### What the task requires
Select the lines that contain "this" and copy each of them.

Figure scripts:
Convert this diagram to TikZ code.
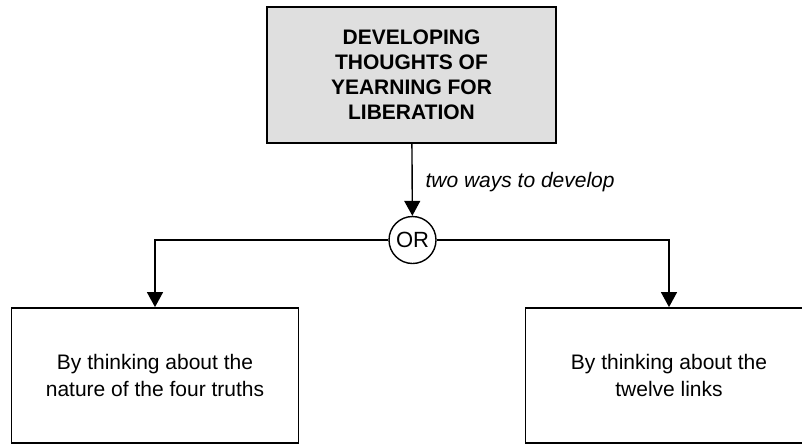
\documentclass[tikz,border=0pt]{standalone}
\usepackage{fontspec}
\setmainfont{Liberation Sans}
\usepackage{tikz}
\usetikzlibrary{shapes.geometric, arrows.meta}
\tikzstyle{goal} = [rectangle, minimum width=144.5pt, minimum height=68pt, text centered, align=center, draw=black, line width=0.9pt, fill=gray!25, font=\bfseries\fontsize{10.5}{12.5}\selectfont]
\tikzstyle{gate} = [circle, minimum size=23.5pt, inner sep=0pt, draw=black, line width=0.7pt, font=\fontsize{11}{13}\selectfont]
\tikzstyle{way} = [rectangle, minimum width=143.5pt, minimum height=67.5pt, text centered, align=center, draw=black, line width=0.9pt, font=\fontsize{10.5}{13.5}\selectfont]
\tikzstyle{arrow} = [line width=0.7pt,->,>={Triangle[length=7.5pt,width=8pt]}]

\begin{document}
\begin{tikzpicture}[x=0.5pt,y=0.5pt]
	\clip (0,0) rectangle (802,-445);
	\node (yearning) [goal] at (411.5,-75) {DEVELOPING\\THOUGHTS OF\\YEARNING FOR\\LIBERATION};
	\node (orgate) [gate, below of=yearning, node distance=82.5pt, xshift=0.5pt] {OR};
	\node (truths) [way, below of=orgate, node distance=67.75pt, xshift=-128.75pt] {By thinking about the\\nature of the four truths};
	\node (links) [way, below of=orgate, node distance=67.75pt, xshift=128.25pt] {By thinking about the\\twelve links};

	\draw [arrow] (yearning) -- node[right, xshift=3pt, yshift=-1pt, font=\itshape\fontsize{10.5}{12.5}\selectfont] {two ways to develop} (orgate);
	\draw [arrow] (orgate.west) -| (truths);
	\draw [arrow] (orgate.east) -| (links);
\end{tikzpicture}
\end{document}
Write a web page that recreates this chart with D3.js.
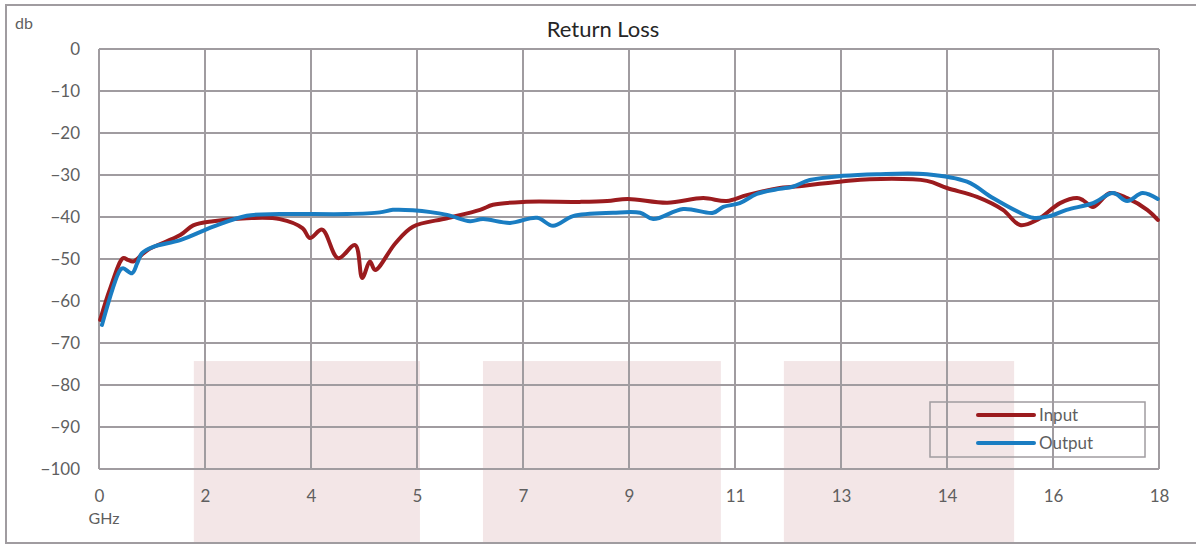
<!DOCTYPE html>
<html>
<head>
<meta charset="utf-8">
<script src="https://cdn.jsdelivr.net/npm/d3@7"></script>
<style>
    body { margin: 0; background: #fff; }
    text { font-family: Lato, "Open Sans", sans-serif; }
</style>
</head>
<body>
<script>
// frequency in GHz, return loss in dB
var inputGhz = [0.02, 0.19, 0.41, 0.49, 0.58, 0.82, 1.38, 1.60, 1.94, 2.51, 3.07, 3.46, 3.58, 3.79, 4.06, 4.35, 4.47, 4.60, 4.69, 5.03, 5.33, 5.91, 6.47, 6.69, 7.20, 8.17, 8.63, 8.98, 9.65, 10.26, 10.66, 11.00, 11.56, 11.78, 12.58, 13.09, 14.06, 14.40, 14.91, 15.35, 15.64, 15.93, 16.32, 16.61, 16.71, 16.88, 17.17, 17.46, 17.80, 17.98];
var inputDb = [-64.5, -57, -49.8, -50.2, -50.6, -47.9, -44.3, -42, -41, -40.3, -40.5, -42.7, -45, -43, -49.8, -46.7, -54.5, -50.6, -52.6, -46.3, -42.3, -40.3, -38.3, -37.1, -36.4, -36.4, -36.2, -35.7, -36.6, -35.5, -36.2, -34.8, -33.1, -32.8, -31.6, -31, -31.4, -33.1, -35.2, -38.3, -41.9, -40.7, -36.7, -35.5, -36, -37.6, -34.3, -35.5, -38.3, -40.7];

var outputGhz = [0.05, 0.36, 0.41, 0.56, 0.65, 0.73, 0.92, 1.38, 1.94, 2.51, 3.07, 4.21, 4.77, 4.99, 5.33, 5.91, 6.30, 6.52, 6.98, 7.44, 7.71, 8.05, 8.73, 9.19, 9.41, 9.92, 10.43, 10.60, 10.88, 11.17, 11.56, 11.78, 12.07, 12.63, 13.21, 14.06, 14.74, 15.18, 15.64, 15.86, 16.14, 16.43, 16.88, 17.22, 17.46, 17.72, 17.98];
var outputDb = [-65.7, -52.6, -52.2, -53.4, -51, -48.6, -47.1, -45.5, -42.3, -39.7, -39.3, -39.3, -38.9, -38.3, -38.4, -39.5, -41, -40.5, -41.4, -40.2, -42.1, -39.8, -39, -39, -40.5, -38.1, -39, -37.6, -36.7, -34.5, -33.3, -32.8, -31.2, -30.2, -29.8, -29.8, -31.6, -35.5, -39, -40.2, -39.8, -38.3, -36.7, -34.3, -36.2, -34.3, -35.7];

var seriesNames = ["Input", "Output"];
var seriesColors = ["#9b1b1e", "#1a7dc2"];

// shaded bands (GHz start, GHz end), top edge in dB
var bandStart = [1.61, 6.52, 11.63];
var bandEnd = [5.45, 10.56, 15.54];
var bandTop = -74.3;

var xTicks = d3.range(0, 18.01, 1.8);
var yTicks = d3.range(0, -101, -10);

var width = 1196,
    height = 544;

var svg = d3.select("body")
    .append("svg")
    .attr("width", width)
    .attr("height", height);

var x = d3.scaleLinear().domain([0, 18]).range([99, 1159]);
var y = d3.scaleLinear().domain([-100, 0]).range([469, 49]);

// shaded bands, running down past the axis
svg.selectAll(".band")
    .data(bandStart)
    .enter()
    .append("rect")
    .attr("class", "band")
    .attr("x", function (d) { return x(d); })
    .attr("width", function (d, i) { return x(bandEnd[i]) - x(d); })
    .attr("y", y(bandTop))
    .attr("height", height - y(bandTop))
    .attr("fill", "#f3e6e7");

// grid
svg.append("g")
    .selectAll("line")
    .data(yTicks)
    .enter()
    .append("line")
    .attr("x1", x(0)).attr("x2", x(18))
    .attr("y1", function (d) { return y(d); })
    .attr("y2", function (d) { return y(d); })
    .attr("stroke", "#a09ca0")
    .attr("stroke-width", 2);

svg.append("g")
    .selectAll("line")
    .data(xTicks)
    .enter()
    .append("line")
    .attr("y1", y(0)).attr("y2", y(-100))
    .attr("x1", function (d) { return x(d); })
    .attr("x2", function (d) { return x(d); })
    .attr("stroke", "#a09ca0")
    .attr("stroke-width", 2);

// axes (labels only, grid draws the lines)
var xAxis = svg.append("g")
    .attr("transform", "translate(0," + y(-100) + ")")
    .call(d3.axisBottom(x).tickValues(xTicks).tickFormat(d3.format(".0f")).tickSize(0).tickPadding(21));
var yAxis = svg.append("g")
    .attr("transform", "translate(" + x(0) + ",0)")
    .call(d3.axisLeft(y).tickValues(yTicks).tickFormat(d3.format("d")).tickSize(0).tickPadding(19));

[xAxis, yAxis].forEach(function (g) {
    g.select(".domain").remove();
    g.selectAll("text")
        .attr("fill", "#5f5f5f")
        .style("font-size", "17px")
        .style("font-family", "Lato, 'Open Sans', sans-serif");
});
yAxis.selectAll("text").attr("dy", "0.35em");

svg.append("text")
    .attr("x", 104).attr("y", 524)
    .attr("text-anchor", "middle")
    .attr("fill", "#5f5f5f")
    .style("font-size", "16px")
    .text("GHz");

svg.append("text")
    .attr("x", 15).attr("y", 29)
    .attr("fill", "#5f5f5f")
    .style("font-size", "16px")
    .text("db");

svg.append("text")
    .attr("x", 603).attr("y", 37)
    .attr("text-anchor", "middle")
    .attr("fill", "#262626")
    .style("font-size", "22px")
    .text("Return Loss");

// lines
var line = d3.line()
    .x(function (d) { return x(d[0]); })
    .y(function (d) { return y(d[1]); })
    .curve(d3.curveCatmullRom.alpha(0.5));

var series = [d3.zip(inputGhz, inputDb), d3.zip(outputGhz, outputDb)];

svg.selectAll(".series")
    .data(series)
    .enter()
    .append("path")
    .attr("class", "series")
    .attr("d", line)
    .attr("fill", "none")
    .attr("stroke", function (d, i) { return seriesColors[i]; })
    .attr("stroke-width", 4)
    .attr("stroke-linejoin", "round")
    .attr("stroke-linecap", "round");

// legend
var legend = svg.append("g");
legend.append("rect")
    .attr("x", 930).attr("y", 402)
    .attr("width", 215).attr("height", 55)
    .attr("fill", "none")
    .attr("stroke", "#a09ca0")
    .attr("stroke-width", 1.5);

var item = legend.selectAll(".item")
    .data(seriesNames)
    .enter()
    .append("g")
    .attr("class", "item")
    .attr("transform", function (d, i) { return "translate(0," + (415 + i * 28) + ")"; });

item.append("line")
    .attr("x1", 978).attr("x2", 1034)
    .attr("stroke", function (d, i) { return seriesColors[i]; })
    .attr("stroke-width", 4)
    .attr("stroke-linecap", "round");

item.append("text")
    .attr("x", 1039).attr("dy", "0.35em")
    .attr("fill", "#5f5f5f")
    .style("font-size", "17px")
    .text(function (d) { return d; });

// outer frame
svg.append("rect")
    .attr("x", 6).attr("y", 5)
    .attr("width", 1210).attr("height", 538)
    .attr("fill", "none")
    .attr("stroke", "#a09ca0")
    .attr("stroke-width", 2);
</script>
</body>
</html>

### Response
Convert this diagram to TikZ code.
Write a web page that recreates this chart with D3.js.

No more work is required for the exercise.